-- Start of DATA FOR THIS TASK --
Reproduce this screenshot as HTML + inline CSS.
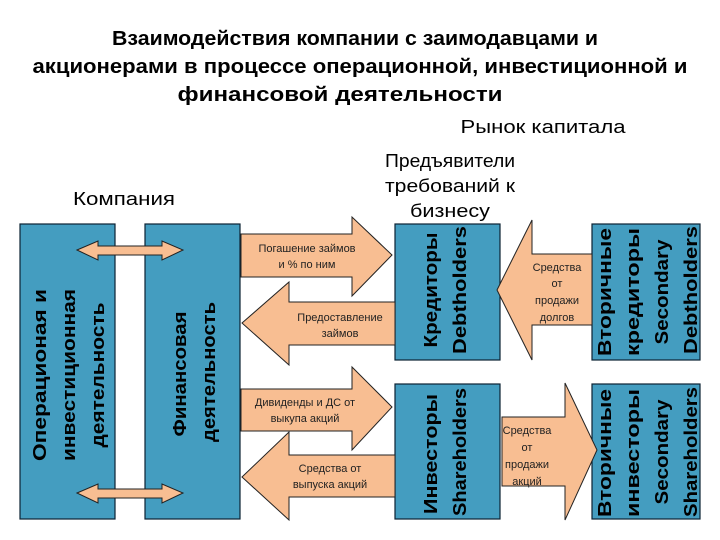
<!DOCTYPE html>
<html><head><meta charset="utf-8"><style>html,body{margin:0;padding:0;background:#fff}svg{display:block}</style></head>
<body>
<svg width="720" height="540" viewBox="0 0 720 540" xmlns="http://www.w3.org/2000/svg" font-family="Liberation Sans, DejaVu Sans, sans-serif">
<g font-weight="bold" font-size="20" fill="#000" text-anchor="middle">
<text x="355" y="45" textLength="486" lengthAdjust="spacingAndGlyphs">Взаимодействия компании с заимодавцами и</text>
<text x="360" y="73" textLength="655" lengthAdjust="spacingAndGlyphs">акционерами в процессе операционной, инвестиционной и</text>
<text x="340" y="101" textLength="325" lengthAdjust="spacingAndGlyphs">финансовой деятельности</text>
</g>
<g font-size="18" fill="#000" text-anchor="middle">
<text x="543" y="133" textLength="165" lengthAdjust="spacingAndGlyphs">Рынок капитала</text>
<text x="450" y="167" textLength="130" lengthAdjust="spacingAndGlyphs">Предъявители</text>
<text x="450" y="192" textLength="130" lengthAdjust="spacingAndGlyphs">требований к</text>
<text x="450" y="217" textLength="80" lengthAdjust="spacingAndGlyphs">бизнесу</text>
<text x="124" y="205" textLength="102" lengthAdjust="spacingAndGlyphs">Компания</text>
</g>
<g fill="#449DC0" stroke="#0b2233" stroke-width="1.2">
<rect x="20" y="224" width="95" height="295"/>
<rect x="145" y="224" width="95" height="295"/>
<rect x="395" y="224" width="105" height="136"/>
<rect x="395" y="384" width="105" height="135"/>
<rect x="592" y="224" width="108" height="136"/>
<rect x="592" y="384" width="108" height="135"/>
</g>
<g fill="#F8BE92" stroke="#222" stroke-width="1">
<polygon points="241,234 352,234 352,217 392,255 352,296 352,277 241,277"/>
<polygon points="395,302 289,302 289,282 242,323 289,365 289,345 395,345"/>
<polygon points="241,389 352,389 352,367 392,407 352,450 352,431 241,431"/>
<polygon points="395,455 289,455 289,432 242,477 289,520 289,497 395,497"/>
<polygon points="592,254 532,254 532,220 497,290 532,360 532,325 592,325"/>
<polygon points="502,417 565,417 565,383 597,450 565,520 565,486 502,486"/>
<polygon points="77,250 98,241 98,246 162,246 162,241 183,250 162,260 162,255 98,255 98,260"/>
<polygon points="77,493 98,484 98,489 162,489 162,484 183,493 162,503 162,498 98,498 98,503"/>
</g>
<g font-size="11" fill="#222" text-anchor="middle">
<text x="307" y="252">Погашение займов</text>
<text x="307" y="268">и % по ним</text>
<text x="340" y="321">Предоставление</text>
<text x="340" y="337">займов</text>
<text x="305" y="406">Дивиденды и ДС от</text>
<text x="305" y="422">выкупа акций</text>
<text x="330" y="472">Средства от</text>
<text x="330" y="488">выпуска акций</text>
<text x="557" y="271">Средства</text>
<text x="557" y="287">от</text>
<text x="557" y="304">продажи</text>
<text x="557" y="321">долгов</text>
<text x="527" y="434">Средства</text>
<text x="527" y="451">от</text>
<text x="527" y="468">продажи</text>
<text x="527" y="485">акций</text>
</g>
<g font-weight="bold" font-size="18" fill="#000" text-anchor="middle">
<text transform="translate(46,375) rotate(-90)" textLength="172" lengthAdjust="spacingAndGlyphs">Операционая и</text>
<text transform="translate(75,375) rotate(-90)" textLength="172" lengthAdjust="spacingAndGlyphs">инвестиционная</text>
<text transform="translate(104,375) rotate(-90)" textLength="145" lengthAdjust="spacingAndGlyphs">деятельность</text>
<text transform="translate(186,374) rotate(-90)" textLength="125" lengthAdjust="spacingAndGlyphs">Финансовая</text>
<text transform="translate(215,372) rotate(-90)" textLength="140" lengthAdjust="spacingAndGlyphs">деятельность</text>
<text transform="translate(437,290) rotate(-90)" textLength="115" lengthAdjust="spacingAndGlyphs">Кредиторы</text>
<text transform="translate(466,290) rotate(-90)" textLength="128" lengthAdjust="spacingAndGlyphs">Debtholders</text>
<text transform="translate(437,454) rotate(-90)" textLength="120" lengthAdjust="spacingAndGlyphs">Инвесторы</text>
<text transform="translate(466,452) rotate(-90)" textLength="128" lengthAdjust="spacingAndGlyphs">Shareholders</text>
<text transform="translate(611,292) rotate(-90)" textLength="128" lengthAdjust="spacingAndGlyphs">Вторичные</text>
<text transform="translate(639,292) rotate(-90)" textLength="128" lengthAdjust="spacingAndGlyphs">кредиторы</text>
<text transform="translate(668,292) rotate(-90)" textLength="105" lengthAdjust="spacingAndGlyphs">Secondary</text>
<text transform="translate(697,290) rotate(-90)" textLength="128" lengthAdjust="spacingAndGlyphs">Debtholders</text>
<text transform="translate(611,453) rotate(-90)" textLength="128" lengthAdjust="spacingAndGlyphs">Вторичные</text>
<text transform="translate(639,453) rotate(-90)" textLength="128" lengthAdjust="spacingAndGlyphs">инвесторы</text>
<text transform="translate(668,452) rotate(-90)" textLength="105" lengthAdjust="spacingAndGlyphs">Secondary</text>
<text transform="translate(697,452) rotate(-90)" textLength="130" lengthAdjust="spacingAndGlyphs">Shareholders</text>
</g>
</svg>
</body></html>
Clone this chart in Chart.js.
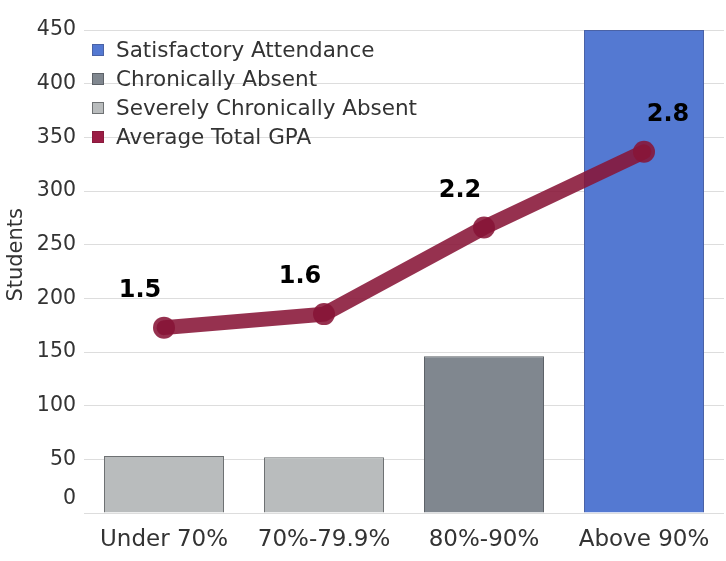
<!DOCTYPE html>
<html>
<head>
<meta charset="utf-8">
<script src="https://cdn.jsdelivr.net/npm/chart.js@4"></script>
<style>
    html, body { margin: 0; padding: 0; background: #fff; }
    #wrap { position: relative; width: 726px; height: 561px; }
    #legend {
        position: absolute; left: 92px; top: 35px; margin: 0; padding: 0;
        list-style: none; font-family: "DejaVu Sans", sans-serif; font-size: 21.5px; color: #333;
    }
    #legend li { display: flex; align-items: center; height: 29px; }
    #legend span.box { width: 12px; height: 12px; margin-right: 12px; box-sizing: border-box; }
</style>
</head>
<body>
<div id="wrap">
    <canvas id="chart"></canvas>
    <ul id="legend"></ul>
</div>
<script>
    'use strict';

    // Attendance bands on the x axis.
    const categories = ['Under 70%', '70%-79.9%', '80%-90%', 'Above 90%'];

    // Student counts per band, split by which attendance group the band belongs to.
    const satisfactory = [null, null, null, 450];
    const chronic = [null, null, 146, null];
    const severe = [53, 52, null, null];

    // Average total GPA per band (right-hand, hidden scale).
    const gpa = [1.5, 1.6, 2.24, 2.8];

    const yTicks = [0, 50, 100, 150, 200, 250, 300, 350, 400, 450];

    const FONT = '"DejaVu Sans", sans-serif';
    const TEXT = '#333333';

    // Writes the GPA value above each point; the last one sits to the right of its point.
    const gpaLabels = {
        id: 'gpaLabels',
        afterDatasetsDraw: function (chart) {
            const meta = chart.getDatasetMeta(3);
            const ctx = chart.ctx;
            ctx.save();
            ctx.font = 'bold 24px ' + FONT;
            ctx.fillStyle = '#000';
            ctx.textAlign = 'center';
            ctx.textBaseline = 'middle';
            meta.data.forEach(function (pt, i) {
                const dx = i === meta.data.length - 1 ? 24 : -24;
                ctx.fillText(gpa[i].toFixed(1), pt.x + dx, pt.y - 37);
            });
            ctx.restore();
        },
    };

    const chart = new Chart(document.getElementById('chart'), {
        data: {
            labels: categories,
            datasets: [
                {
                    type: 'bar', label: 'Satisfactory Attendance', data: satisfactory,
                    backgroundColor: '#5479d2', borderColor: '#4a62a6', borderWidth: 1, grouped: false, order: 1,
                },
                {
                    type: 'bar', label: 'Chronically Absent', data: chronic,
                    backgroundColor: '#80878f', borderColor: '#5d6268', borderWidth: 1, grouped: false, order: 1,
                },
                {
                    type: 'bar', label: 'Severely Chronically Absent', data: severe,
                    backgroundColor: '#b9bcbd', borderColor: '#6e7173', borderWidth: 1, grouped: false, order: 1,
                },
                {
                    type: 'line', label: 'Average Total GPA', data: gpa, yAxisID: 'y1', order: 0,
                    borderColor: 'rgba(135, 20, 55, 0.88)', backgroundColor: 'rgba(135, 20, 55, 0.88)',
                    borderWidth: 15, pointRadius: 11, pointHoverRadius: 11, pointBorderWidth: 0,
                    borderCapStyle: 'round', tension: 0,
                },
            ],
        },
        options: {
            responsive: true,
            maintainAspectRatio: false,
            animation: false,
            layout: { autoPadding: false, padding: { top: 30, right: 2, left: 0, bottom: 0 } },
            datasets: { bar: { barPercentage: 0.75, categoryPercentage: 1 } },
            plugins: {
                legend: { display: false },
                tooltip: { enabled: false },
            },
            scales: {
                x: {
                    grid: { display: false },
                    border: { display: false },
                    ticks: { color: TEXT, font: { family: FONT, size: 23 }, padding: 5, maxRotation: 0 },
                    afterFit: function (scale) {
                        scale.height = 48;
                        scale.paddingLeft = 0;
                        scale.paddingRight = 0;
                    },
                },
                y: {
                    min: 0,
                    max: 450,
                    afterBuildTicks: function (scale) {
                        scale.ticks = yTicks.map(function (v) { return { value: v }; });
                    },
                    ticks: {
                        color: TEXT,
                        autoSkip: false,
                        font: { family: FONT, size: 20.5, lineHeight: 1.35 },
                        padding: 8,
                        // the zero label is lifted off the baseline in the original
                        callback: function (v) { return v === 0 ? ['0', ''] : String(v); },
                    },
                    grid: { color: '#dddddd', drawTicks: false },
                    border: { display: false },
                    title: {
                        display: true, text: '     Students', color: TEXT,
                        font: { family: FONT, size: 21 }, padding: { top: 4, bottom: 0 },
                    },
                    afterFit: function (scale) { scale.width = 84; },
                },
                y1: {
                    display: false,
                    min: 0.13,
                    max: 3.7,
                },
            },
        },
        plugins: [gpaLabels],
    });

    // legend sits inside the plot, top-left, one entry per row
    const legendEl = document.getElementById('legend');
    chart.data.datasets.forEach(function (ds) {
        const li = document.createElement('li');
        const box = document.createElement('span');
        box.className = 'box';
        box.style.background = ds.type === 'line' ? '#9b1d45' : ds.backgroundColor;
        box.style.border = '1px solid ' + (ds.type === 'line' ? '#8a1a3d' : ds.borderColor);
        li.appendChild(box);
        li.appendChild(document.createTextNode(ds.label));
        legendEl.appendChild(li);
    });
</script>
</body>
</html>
-- End of DATA FOR THIS TASK --
WHAT THE EXERCISE ASKS >>
Return only the count of lines in the records that hold the word "chart".

RESULT OF THE EXERCISE >>
8